Indian Fashion Designer

Sonalika Pradhan (born 15 June 1978) is an Indian-Australian fashion designer and event director. She is married to Actor Vishwajeet Pradhan. She is the CEO of Meilleur Events.

== Biography ==
Sonalika Pradhan was born on June 15, 1978, to Rajeshwar Singh and Anju Singh in Meerut, Uttar Pradesh, India. She completed Bachelor of Arts from R G Degree College, Bachelor of Education from CCS University Meerut and Diploma in Fashion Designing from INIFD Mumbai.

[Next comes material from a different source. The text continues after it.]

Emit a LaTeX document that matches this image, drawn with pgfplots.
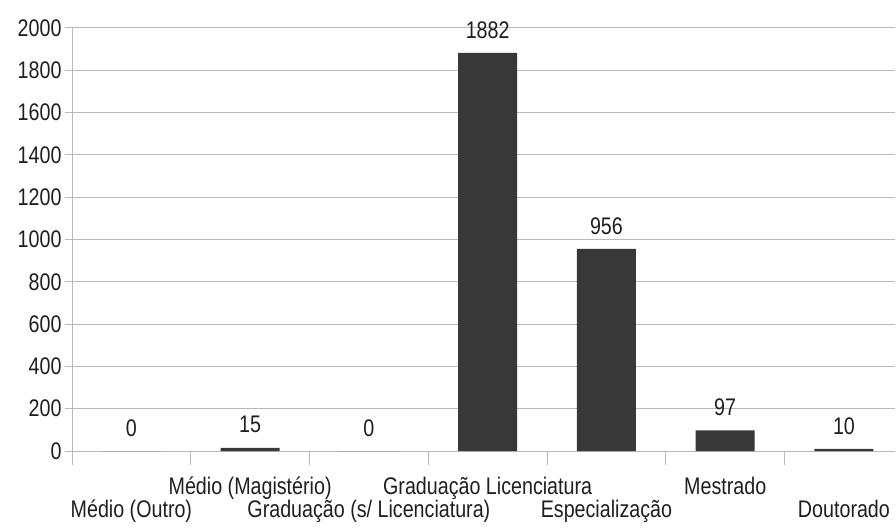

In 2014, she opened a store in Dubai.

She has directed and organised the Album and Book launch at ISKON, Mumbai in 2015 attended by Pandit Jasraj, Asha Bhosleji, and Hema Malini. She has organised Ozvaganza fashion Show & Lifestyle Exhibition in India and Australia in year 2016 attended by Sohail Khan, Smita Thackeray, and Vinod Kambli. She organised India Fashion Week Australia 2019 and 2022.

On 15 June 2017, Sonalika launched the Indian themed AFL Dress Collection, the first time in Australia that an Indian-themed dress was launched for the Australian Football League (AFL).

== Personal life ==
Sonalika Pradhan is married to Vishwajeet Pradhan and they have 2 children together.